Sunday 26th February 2006

Well I am now 15 weeks old and boy doesn’t time fly. It is amazing how much learning you can pack into a short space of time. Only a few weeks ago I had never come across an acorn and now, squirrel or no squirrel, I am addicted to them. I feel guilty every time I eat one and think I could be returning it to her, to replace the ones I pinched, but I just can’t stop myself eating them. The rate I am going I am going to have to ask my mistress to take me to Acorns Anonymous.

You remember a couple of weeks ago I told you I met Mackenzie the corgi, well at the time we were about the same size. Admittedly my legs were more in proportion to my body size but somehow despite that she could still corner better than me. Anyway, I have seen her again and something very strange has happened. I’m not sure whether she has been reading Alice in Wonderland and trying out similar ‘drinks’ but she seems to have shrunk. It is really quite pronounced. If we had stood shoulder to shoulder (not that I stood still long enough for that) two weeks ago we were about the same height. Now she is most definitely shorter than me. I am really very concerned. Do you think if I leave it a few more weeks she will disappear altogether?

We are reaching crunch point on the jigsaw. In one respect I am looking forward to finding out precisely which piece it was I ate last week, but in another I know there is going to be trouble! I wonder if my mistress would be happier if it was just a nondescript piece rather than a piece of Santa and his reindeer? Unfortunately until she finishes I shall not actually know which it is. If I could have worked out where it went at the time I would have fitted it rather than eat it in frustration.
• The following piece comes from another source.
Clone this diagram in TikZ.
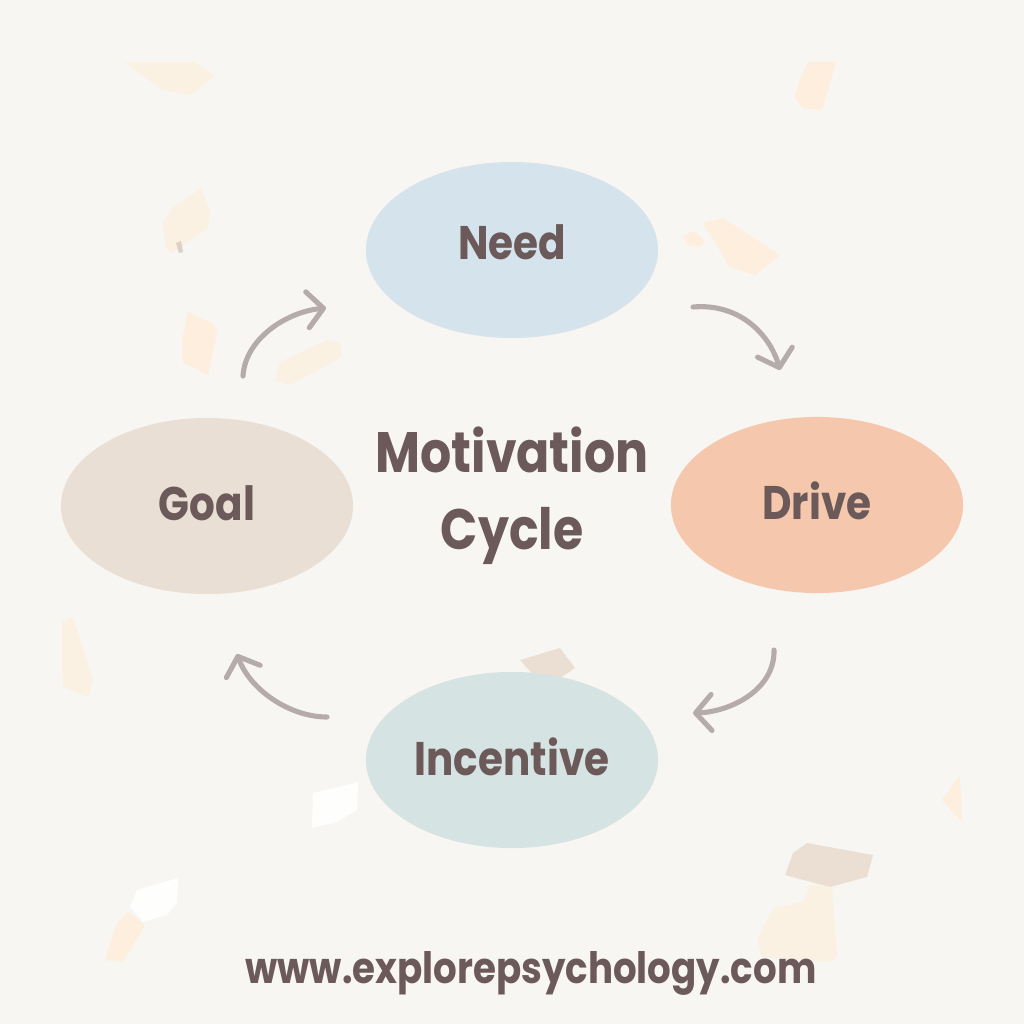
\documentclass[tikz,border=0pt]{standalone}
\usepackage{fontspec}
\setmainfont{Poppins}[FakeStretch=0.86]
\usetikzlibrary{shapes.geometric,arrows.meta}
\definecolor{bg}{HTML}{F8F6F2}
\definecolor{txt}{HTML}{6B5A59}
\definecolor{arr}{HTML}{B5ABAA}
\definecolor{cneed}{HTML}{D5E4EC}
\definecolor{cdrive}{HTML}{F5C8AE}
\definecolor{cgoal}{HTML}{EADFD5}
\definecolor{cinc}{HTML}{D5E3E2}
\definecolor{conf}{HTML}{FAF1E3}
\definecolor{confp}{HTML}{FDEEDE}
\definecolor{confb}{HTML}{EBDFD3}
\definecolor{confg}{HTML}{DCD1C8}
\definecolor{confw}{HTML}{FEFEFD}
\tikzset{
  stage/.style={ellipse, minimum width=2.92cm, minimum height=1.76cm, inner sep=0pt},
  stagetext/.style={text=txt, font=\fontsize{13.4}{16}\selectfont\bfseries},
  cyc/.style={draw=arr, line width=1.45pt, line cap=round,
    -{Straight Barb[length=1.6mm,width=3.6mm,round]}},
}
\begin{document}
\begin{tikzpicture}[x=0.01cm,y=-0.01cm]
\fill[bg] (0,0) rectangle (1024,1024);
\useasboundingbox (0,0) rectangle (1024,1024);
% confetti
\fill[conf] (125,62) -- (195,62) -- (215,76) -- (190,95) -- (162,90) -- cycle;
\fill[confp] (808,62) -- (836,62) -- (822,110) -- (803,108) -- (795,97) -- (800,80) -- cycle;
\fill[conf] (163,223) -- (173,207) -- (202,188) -- (210,213) -- (208,228) -- (172,253) -- (165,247) -- cycle;
\fill[confg] (176,243) -- (181,241) -- (183,252) -- (179,253) -- cycle;
\fill[confp] (703,223) -- (723,218) -- (780,255) -- (755,275) -- (730,267) -- cycle;
\fill[confp] (683,237) -- (693,231) -- (705,240) -- (700,247) -- (688,245) -- cycle;
\fill[confp] (188,312) -- (212,323) -- (217,333) -- (208,375) -- (183,362) -- (182,340) -- cycle;
\fill[conf] (280,362) -- (327,340) -- (340,343) -- (342,357) -- (290,385) -- (275,380) -- cycle;
\fill[conf] (62,622) -- (73,617) -- (93,680) -- (88,697) -- (63,687) -- cycle;
\fill[confw] (313,793) -- (358,782) -- (357,810) -- (337,822) -- (312,828) -- cycle;
\fill[confb] (520,660) -- (560,648) -- (575,668) -- (545,688) -- cycle;
\fill[confb] (807,843) -- (873,855) -- (867,877) -- (830,887) -- (785,875) -- (793,853) -- cycle;
\fill[conf] (810,885) -- (832,887) -- (837,957) -- (830,962) -- (762,957) -- (757,940) -- (773,908) -- (803,902) -- cycle;
\fill[confp] (942,800) -- (960,775) -- (962,822) -- cycle;
\fill[confw] (137,890) -- (178,878) -- (177,903) -- (167,915) -- (143,922) -- (130,907) -- cycle;
\fill[confp] (128,912) -- (145,925) -- (123,962) -- (105,960) -- (117,923) -- cycle;
% stages
\node[stage, fill=cneed] (need) at (512,250) {};
\node[stage, fill=cdrive] (drive) at (817,505) {};
\node[stage, fill=cgoal] (goal) at (207,506) {};
\node[stage, fill=cinc] (inc) at (512,760) {};
\node[stagetext] (needt) at ([yshift=0.08cm]need.center) {Need};
\node[stagetext] (drivet) at ([yshift=0.04cm]drive.center) {Drive};
\node[stagetext] (goalt) at ([yshift=0.03cm]goal.center) {Goal};
\node[stagetext] (inct) at ([yshift=0.03cm]inc.center) {Incentive};
% title
\node[text=txt, font=\fontsize{16.2}{22}\selectfont\bfseries, align=center] (title) at (512,496) {Motivation\\Cycle};
% arrows
\coordinate (a1s) at (693,307); \coordinate (a1e) at (780,370);
\coordinate (a2s) at (774,650); \coordinate (a2e) at (693,713);
\coordinate (a3s) at (327,717); \coordinate (a3e) at (237,654);
\coordinate (a4s) at (243,376); \coordinate (a4e) at (326,308);
\draw[cyc] (a1s) .. controls (740,303) and (770,335) .. (a1e);
\draw[cyc] (a2s) .. controls (775,690) and (730,712) .. (a2e);
\draw[cyc] (a3s) .. controls (290,717) and (250,690) .. (a3e);
\draw[cyc] (a4s) .. controls (245,340) and (285,312) .. (a4e);
% url
\node[text=txt, font=\fontsize{12.3}{16}\selectfont\bfseries] (url) at (531,973) {www.explorepsychology.com};
\end{tikzpicture}
\end{document}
There are odd times that I think my mistress can really be very unreasonable, a point on which I regularly find the master agrees. There I was, under the table, minding my own business. Incidentally this is not usually the location you can find the master when he thinks the mistress is being unreasonable, in fact I don’t think I have found him under the table very often, if at all! Anyway, where was I? Oh yes, minding my own business when I got told off for chewing. “Oi” she said. Not the politest of introductions, “give me that”. I politely refused. “No, it’s my twig, I brought it in form the garden. If you want one then please be kind enough to go and get your own.” What is the world coming to when a dog can’t chew his own twig in peace and quiet?